• Brief
Pictures stay out of the copy; restate everything else in the material exactly.

[Figure scripts]
»»

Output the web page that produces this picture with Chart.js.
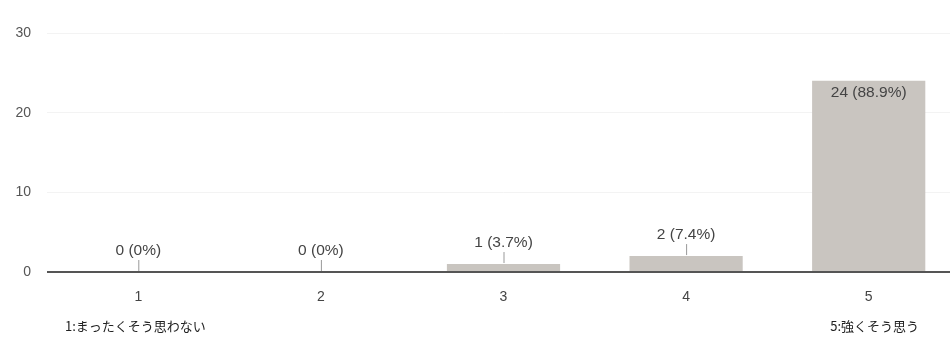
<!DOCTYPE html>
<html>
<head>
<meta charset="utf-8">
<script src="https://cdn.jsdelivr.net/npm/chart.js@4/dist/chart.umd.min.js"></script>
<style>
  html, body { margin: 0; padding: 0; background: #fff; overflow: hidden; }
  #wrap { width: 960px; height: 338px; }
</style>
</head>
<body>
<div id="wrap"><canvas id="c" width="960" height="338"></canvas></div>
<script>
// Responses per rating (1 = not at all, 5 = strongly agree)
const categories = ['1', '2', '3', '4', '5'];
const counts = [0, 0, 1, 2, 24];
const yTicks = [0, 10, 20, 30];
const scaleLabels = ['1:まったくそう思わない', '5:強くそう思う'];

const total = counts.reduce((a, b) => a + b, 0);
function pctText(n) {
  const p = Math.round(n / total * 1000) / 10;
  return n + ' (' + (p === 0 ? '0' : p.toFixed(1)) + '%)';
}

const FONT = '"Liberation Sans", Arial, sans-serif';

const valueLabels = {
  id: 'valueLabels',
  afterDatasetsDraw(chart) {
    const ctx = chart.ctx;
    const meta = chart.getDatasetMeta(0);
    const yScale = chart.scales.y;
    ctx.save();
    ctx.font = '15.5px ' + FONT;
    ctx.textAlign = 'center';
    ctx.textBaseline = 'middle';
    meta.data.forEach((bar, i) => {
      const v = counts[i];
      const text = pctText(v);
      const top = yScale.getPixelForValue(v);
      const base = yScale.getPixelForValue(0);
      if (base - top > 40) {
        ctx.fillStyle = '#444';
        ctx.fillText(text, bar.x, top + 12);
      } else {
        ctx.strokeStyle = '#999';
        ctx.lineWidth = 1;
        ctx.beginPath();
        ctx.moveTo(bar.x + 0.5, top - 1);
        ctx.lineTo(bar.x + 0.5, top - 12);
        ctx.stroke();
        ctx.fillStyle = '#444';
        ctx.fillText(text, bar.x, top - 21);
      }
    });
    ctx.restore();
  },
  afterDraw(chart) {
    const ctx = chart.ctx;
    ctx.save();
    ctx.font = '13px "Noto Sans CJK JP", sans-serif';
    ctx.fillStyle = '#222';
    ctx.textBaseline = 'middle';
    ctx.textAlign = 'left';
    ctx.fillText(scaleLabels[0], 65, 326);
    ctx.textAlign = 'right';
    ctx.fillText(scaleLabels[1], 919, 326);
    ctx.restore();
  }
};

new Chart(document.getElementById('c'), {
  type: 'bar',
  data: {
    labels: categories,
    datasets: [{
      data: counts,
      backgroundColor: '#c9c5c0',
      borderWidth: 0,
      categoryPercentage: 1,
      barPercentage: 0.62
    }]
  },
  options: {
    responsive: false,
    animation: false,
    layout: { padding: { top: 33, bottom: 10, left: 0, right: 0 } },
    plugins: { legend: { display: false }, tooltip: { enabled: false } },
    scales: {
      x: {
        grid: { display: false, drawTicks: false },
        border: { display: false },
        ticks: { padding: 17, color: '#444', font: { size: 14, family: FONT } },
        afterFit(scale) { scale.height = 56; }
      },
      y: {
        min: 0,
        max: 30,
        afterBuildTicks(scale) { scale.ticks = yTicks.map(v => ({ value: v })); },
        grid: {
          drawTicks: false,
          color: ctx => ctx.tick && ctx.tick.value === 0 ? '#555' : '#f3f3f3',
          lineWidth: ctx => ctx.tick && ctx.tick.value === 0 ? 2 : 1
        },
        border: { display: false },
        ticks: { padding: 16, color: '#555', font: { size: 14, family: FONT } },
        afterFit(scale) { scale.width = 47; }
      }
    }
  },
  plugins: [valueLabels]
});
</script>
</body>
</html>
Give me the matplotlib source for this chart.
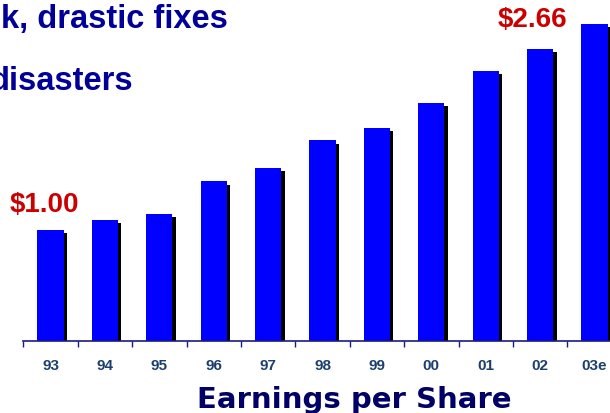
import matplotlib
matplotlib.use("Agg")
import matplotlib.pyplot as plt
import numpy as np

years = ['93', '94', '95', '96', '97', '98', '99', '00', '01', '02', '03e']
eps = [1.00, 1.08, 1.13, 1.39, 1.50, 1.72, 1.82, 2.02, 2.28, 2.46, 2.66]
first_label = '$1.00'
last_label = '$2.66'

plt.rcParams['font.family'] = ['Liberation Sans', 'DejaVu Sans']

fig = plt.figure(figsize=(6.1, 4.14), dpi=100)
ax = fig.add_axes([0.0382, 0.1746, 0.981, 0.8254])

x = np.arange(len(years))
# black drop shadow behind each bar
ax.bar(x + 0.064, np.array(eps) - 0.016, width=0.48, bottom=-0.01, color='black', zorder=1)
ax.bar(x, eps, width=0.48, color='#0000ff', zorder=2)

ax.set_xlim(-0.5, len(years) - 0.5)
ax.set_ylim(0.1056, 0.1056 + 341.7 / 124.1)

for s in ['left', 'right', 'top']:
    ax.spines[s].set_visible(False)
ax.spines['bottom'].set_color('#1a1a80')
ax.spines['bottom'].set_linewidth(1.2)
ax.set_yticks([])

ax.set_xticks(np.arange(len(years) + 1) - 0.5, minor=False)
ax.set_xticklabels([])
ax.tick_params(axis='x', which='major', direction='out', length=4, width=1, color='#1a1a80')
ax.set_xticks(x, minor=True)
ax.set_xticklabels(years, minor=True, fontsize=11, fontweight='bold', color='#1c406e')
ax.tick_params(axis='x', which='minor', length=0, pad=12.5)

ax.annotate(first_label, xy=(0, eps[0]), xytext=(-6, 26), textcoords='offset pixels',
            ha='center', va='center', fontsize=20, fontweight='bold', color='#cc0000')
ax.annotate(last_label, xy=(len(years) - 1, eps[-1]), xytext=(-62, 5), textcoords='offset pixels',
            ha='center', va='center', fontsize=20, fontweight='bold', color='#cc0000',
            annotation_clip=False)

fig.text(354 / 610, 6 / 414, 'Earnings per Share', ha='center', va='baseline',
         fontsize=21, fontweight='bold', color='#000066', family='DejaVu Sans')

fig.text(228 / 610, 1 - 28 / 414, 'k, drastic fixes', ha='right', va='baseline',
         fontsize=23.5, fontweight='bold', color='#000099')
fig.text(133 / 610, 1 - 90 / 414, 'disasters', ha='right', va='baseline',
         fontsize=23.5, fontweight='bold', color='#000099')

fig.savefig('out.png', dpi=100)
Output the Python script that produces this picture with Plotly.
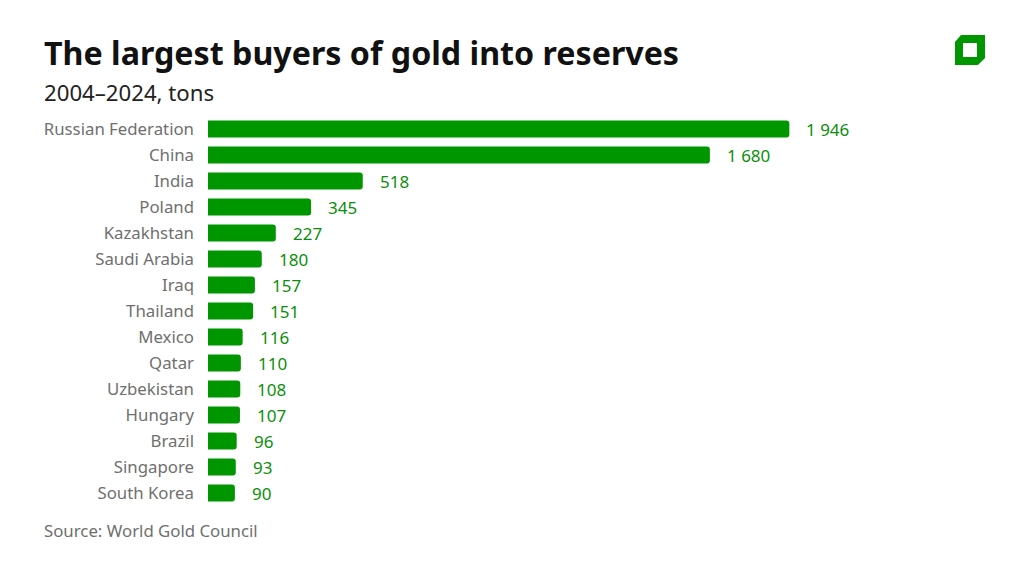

««

• Answer to the task
Output the web page that produces this picture with Chart.js.
<!DOCTYPE html>
<html>
<head>
<meta charset="utf-8">
<script src="https://cdn.jsdelivr.net/npm/chart.js@4/dist/chart.umd.min.js"></script>
<style>
  html, body { margin: 0; padding: 0; background: #fff; overflow: hidden; }
  #wrap { width: 960px; height: 338px; }
</style>
</head>
<body>
<div id="wrap"><canvas id="c" width="960" height="338"></canvas></div>
<script>
// Responses per rating (1 = not at all, 5 = strongly agree)
const categories = ['1', '2', '3', '4', '5'];
const counts = [0, 0, 1, 2, 24];
const yTicks = [0, 10, 20, 30];
const scaleLabels = ['1:まったくそう思わない', '5:強くそう思う'];

const total = counts.reduce((a, b) => a + b, 0);
function pctText(n) {
  const p = Math.round(n / total * 1000) / 10;
  return n + ' (' + (p === 0 ? '0' : p.toFixed(1)) + '%)';
}

const FONT = '"Liberation Sans", Arial, sans-serif';

const valueLabels = {
  id: 'valueLabels',
  afterDatasetsDraw(chart) {
    const ctx = chart.ctx;
    const meta = chart.getDatasetMeta(0);
    const yScale = chart.scales.y;
    ctx.save();
    ctx.font = '15.5px ' + FONT;
    ctx.textAlign = 'center';
    ctx.textBaseline = 'middle';
    meta.data.forEach((bar, i) => {
      const v = counts[i];
      const text = pctText(v);
      const top = yScale.getPixelForValue(v);
      const base = yScale.getPixelForValue(0);
      if (base - top > 40) {
        ctx.fillStyle = '#444';
        ctx.fillText(text, bar.x, top + 12);
      } else {
        ctx.strokeStyle = '#999';
        ctx.lineWidth = 1;
        ctx.beginPath();
        ctx.moveTo(bar.x + 0.5, top - 1);
        ctx.lineTo(bar.x + 0.5, top - 12);
        ctx.stroke();
        ctx.fillStyle = '#444';
        ctx.fillText(text, bar.x, top - 21);
      }
    });
    ctx.restore();
  },
  afterDraw(chart) {
    const ctx = chart.ctx;
    ctx.save();
    ctx.font = '13px "Noto Sans CJK JP", sans-serif';
    ctx.fillStyle = '#222';
    ctx.textBaseline = 'middle';
    ctx.textAlign = 'left';
    ctx.fillText(scaleLabels[0], 65, 326);
    ctx.textAlign = 'right';
    ctx.fillText(scaleLabels[1], 919, 326);
    ctx.restore();
  }
};

new Chart(document.getElementById('c'), {
  type: 'bar',
  data: {
    labels: categories,
    datasets: [{
      data: counts,
      backgroundColor: '#c9c5c0',
      borderWidth: 0,
      categoryPercentage: 1,
      barPercentage: 0.62
    }]
  },
  options: {
    responsive: false,
    animation: false,
    layout: { padding: { top: 33, bottom: 10, left: 0, right: 0 } },
    plugins: { legend: { display: false }, tooltip: { enabled: false } },
    scales: {
      x: {
        grid: { display: false, drawTicks: false },
        border: { display: false },
        ticks: { padding: 17, color: '#444', font: { size: 14, family: FONT } },
        afterFit(scale) { scale.height = 56; }
      },
      y: {
        min: 0,
        max: 30,
        afterBuildTicks(scale) { scale.ticks = yTicks.map(v => ({ value: v })); },
        grid: {
          drawTicks: false,
          color: ctx => ctx.tick && ctx.tick.value === 0 ? '#555' : '#f3f3f3',
          lineWidth: ctx => ctx.tick && ctx.tick.value === 0 ? 2 : 1
        },
        border: { display: false },
        ticks: { padding: 16, color: '#555', font: { size: 14, family: FONT } },
        afterFit(scale) { scale.width = 47; }
      }
    }
  },
  plugins: [valueLabels]
});
</script>
</body>
</html>
Give me the matplotlib source for this chart.
import matplotlib
matplotlib.use("Agg")
import matplotlib.pyplot as plt
import numpy as np

years = ['93', '94', '95', '96', '97', '98', '99', '00', '01', '02', '03e']
eps = [1.00, 1.08, 1.13, 1.39, 1.50, 1.72, 1.82, 2.02, 2.28, 2.46, 2.66]
first_label = '$1.00'
last_label = '$2.66'

plt.rcParams['font.family'] = ['Liberation Sans', 'DejaVu Sans']

fig = plt.figure(figsize=(6.1, 4.14), dpi=100)
ax = fig.add_axes([0.0382, 0.1746, 0.981, 0.8254])

x = np.arange(len(years))
# black drop shadow behind each bar
ax.bar(x + 0.064, np.array(eps) - 0.016, width=0.48, bottom=-0.01, color='black', zorder=1)
ax.bar(x, eps, width=0.48, color='#0000ff', zorder=2)

ax.set_xlim(-0.5, len(years) - 0.5)
ax.set_ylim(0.1056, 0.1056 + 341.7 / 124.1)

for s in ['left', 'right', 'top']:
    ax.spines[s].set_visible(False)
ax.spines['bottom'].set_color('#1a1a80')
ax.spines['bottom'].set_linewidth(1.2)
ax.set_yticks([])

ax.set_xticks(np.arange(len(years) + 1) - 0.5, minor=False)
ax.set_xticklabels([])
ax.tick_params(axis='x', which='major', direction='out', length=4, width=1, color='#1a1a80')
ax.set_xticks(x, minor=True)
ax.set_xticklabels(years, minor=True, fontsize=11, fontweight='bold', color='#1c406e')
ax.tick_params(axis='x', which='minor', length=0, pad=12.5)

ax.annotate(first_label, xy=(0, eps[0]), xytext=(-6, 26), textcoords='offset pixels',
            ha='center', va='center', fontsize=20, fontweight='bold', color='#cc0000')
ax.annotate(last_label, xy=(len(years) - 1, eps[-1]), xytext=(-62, 5), textcoords='offset pixels',
            ha='center', va='center', fontsize=20, fontweight='bold', color='#cc0000',
            annotation_clip=False)

fig.text(354 / 610, 6 / 414, 'Earnings per Share', ha='center', va='baseline',
         fontsize=21, fontweight='bold', color='#000066', family='DejaVu Sans')

fig.text(228 / 610, 1 - 28 / 414, 'k, drastic fixes', ha='right', va='baseline',
         fontsize=23.5, fontweight='bold', color='#000099')
fig.text(133 / 610, 1 - 90 / 414, 'disasters', ha='right', va='baseline',
         fontsize=23.5, fontweight='bold', color='#000099')

fig.savefig('out.png', dpi=100)
Output the Python script that produces this picture with Plotly.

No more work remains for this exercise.